If we wish to be free from our collective human ropes, we must stop tying up our fellows
There is an old tale that you may have heard about an elephant and a rope.
The Elephant and the Rope
As my friend was passing the elephants, he suddenly stopped, confused by the fact that these huge creatures were being held by only a small rope tied to their front leg. No chains, no cages. It was obvious that the elephants could, at anytime, break away from the ropes they were tied to but for some reason, they did not. My friend saw a trainer nearby and asked why these beautiful, magnificent animals just stood there and made no attempt to get away.
“Well,” he said, “when they are very young and much smaller we use the same size of rope to tie them and, at that age, it’s enough to hold them. As they grow up, they are conditioned to believe they cannot break away. They believe the rope can still hold them, so they never try to break free.” My friend was amazed. These animals could, at any time, break free from their bonds. But because they believed they couldn’t, they were stuck right where they were.

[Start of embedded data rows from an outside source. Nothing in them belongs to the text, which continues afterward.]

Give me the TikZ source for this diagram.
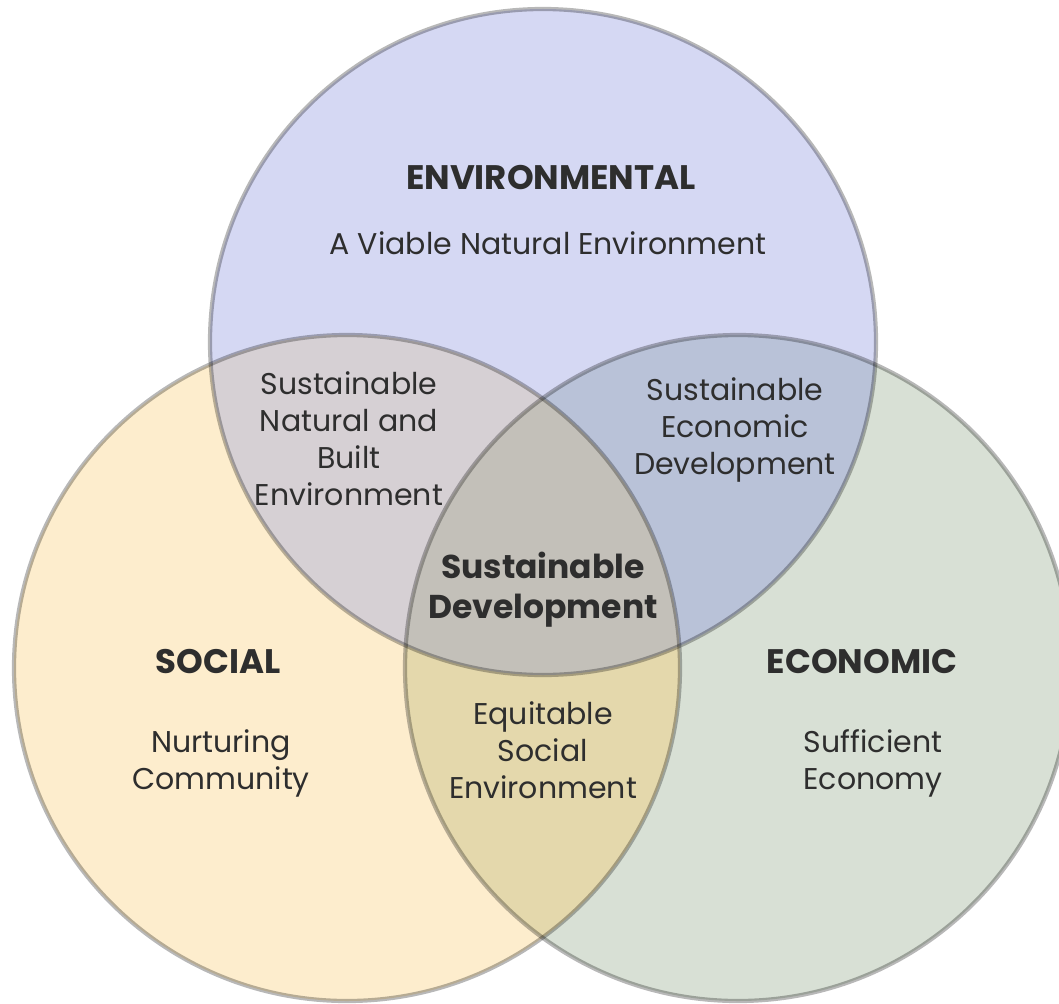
\documentclass[tikz,border=0pt]{standalone}
\usepackage{fontspec}
\setmainfont{Poppins}
\definecolor{cTop}{HTML}{D5D8F3}
\definecolor{cLeft}{HTML}{FDEDCD}
\definecolor{cRight}{HTML}{D8E0D5}
\definecolor{cTL}{HTML}{D6D0D4}
\definecolor{cTR}{HTML}{B9C2D8}
\definecolor{cLR}{HTML}{E4D8AC}
\definecolor{cC}{HTML}{C3C0B9}
\definecolor{txt}{HTML}{2E2E2E}
\tikzset{
  ring/.style={draw=black, draw opacity=0.28, line width=4.2pt},
  lbl/.style={text=txt, align=center, font=\fontsize{30}{37}\selectfont},
  head/.style={text=txt, align=center, font=\fontsize{34}{40}\selectfont\bfseries},
}
\begin{document}
\begin{tikzpicture}[x=1pt,y=-1pt]
\useasboundingbox (0,0) rectangle (1059,1003);
\fill[white] (0,0) rectangle (1059,1003);
\def\rr{333}
\coordinate (T) at (543,342);
\coordinate (L) at (347,668);
\coordinate (R) at (738,668);
\fill[cTop] (T) circle (\rr);
\fill[cLeft] (L) circle (\rr);
\fill[cRight] (R) circle (\rr);
\begin{scope}
  \clip (T) circle (\rr);
  \fill[cTL] (L) circle (\rr);
  \fill[cTR] (R) circle (\rr);
\end{scope}
\begin{scope}
  \clip (L) circle (\rr);
  \fill[cLR] (R) circle (\rr);
\end{scope}
\begin{scope}
  \clip (T) circle (\rr);
  \clip (L) circle (\rr);
  \fill[cC] (R) circle (\rr);
\end{scope}
\draw[ring] (T) circle (\rr);
\draw[ring] (L) circle (\rr);
\draw[ring] (R) circle (\rr);
\node[head] (env) at (551,178) {ENVIRONMENTAL};
\node[lbl] (envs) at (548,243) {A Viable Natural Environment};
\node[lbl] (tl) at (349,439) {Sustainable\\Natural and\\Built\\Environment};
\node[lbl] (tr) at (735,430) {Sustainable\\Economic\\Development};
\node[head, font=\fontsize{33}{40}\selectfont\bfseries] (sd) at (543,590) {Sustainable\\Development};
\node[head] (soc) at (218,662) {SOCIAL};
\node[lbl] (socs) at (221,763) {Nurturing\\Community};
\node[head] (eco) at (862,662) {ECONOMIC};
\node[lbl] (ecos) at (873,763) {Sufficient\\Economy};
\node[lbl] (lr) at (543,750) {Equitable\\Social\\Environment};
\end{tikzpicture}
\end{document}
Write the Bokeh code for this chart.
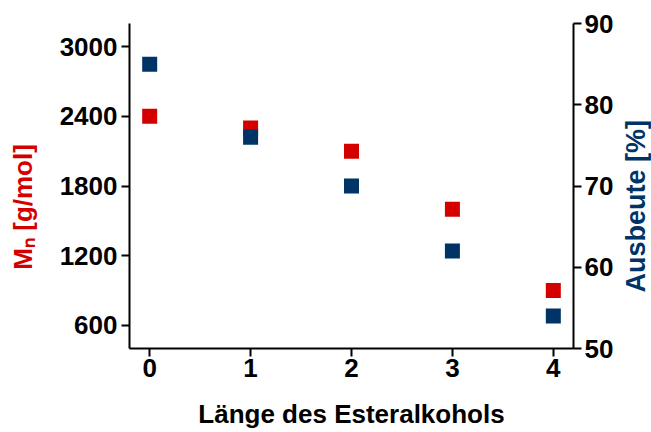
import math
from bokeh.plotting import figure
from bokeh.models import Range1d, LinearAxis, FixedTicker, Label
from bokeh.embed import file_html
from bokeh.resources import INLINE

# ---- data ----
x_vals = [0, 1, 2, 3, 4]
mn_vals = [2400, 2300, 2100, 1600, 900]
ausbeute_vals = [85, 76, 70, 62, 54]
x_ticks = [0, 1, 2, 3, 4]
mn_ticks = [600, 1200, 1800, 2400, 3000]
ausbeute_ticks = [50, 60, 70, 80, 90]

x_title = "Länge des Esteralkohols"
left_title = "Mₙ [g/mol]"
right_title = "Ausbeute [%]"

# layout constant (where the rotated left title sits along its axis)
LEFT_TITLE_AT = 1620

RED = "#d40000"
BLUE = "#003366"
FONT = "Liberation Sans"

p = figure(width=651, height=432, output_backend="svg", toolbar_location=None,
           x_range=Range1d(-0.2, 4.2), y_range=Range1d(400, 3200),
           min_border_left=129, min_border_right=78,
           min_border_top=23, min_border_bottom=84)
p.extra_y_ranges = {"y2": Range1d(50, 90)}
p.xgrid.visible = False
p.ygrid.visible = False
p.outline_line_color = None
p.background_fill_color = "white"
p.border_fill_color = "white"

p.scatter(x_vals, mn_vals, marker="square", size=15, fill_color=RED, line_color=None)
p.scatter(x_vals, ausbeute_vals, marker="square", size=15, fill_color=BLUE,
          line_color=None, y_range_name="y2")

right_axis = LinearAxis(y_range_name="y2")
p.add_layout(right_axis, "right")


def style(ax, ticks, standoff):
    ax.ticker = FixedTicker(ticks=ticks)
    ax.axis_line_width = 2
    ax.axis_line_color = "black"
    ax.major_tick_line_width = 2
    ax.major_tick_line_color = "black"
    ax.major_tick_out = 8
    ax.major_tick_in = 0
    ax.minor_tick_line_color = None
    ax.major_label_text_font = FONT
    ax.major_label_text_font_style = "bold"
    ax.major_label_text_font_size = "26px"
    ax.major_label_text_color = "black"
    ax.major_label_standoff = standoff


style(p.xaxis[0], x_ticks, 2)
style(p.yaxis[0], mn_ticks, 4)
style(right_axis, ausbeute_ticks, 3)

xa = p.xaxis[0]
xa.axis_label = x_title
xa.axis_label_text_font = FONT
xa.axis_label_text_font_style = "bold"
xa.axis_label_text_font_size = "26px"
xa.axis_label_text_color = "black"
xa.axis_label_standoff = 19


def title_axis(text, at, color, size, standoff, orientation, range_name=None):
    kw = {} if range_name is None else {"y_range_name": range_name}
    ax = LinearAxis(**kw)
    ax.ticker = FixedTicker(ticks=[at])
    ax.major_label_overrides = {at: text}
    ax.axis_line_color = None
    ax.major_tick_line_color = None
    ax.minor_tick_line_color = None
    ax.major_tick_out = 0
    ax.major_tick_in = 0
    ax.major_label_text_font = FONT
    ax.major_label_text_font_style = "bold"
    ax.major_label_text_font_size = size
    ax.major_label_text_color = color
    ax.major_label_standoff = standoff
    ax.major_label_orientation = orientation
    return ax


p.add_layout(title_axis(left_title, LEFT_TITLE_AT, RED, "26px", 18, "vertical"), "left")

# right title as a rotated label in the right side panel
rlabel = Label(x=19, y=56, x_units="screen", y_units="screen", text=right_title,
               angle=math.pi / 2, text_align="left", text_baseline="alphabetic",
               text_font=FONT, text_font_style="bold", text_font_size="27px",
               text_color=BLUE)
p.add_layout(rlabel, "right")

open("out.html", "w").write(file_html(p, INLINE))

Although this story is popular as a dose of inspiration, I find it unbearably sad.
Yes, it contains a great message of hope. The elephant is a perfect example of being incapable of achieving what we easily could — because we believe we cannot. I am not discounting the inspirational messaging in this concept. My question is…
Why are we ignoring the rope???
Us knowing that the elephant could move if it wanted to does not help him move. No matter how much we know that he could move, he cannot move until he knows he can. Our human ropes are no different.
Despite our knowing that our limiting beliefs — our ropes — are the only thing holding us back, we do nothing about these ropes. Sure, it feels good knowing that we could all break free at any moment. But how are we going to do that if we do not remove our ropes? And how do we break free of our ropes if we do not know what they are — or where they are?
Collectively, we move forward with our ropes around our ankles, finding comfort in hope. We let hope be enough, and we live on the motivation that, one day, we could cut our ropes or rip them away. One day we might — but we don’t. Knowing that it is only these ropes of belief that hold us back, we keep them anyway.
The ropes that bind us
Many ropes around our ankles tell us we cannot move one way or another — we cannot move as far as we wish.
We have ropes of trauma and abuse, ropes of societal conditioning, and ropes of the people around us who have whispered doubt into our ears — doubt that became our own inner voice. We have ropes of fear, shame, and guilt — ropes of obligation and weaponized responsibility and humility. So many ropes they could never all be understood, let alone named. But there is one rope that ties together all the ropes that hold us back. It is the rope of doubt.
Intently, I thought and thought about the elephant and the rope. I day-thought about the elephant. It is a kind of dreamy state, where you think about something, but you aren’t actively thinking. You just, kind of, sit there with it. Picking it up here and there to bounce around, setting it back down, gazing upon it and just soaking it all in.
Amazed and perplexed, I asked — what is our rope? And more, why on earth do so many of us know about the elephant and the rope, yet we have not ripped away our own ropes? We must not know them. For if we did, we would surely destroy them in an instant — just like the elephant would.
No matter how intricate our varying ropes may be — for every unique individual surely has their own unique set of ropes — there must be something simple that underlies it all.
As Al used to say,
If you can’t explain it simply, you don’t understand it well enough. — Albert Einstein
To explain our ropes simply, one must concentrate on the rope that binds us all — the rope of doubt.
If you have done any amount of honest reflection on yourself, life, and society as we know it, it is no secret that most of us were conditioned to doubt ourselves from a very young age. Of course, there will be anomalies, as is always in life. But for the rest of us, our life may have started off brimming with sunshine, but inevitably, we reached a point where people began sowing seeds of doubt in our minds and hearts.
When Santa was no longer real, and they started telling us what boxes we needed to check if we wanted to “be successful”, that’s when it began. And for years we soaked up every bit of doubt from the world around us.
The world told us what we needed to look like to be attractive enough, what we needed to act like to be acceptable enough and what we needed to do if we wanted to be enough. And just like the tooth fairy disappeared at a certain age, so did the childlike dreams of possibility.
Instead of telling us we could do anything, people started telling us what we couldn’t do. Where we used to hear how great we were and how everything would be okay, we heard what was wrong with us and how terrible things would turn out if we weren’t good enough — how it wouldn’t be okay.
We grow up taught to doubt ourselves. And because we have doubt inside of us, that is what we give others. And so the cycle continues.
There we stand, just like the elephant. We, too, are beautiful and miraculous creatures who hold power beyond measure. But, like the elephant, we cannot go any further than our short ropes allow. And, just like the elephant, these ropes are placed on us by humans — humans who have no idea they are continuing this debilitating cycle of mass human failure, poverty and misery.
The key to destroying our collective human ropes is not to find the ropes that bind us as individuals and cut ourselves loose. No. If we wish to be free from our collective human ropes, we must stop tying up our fellows.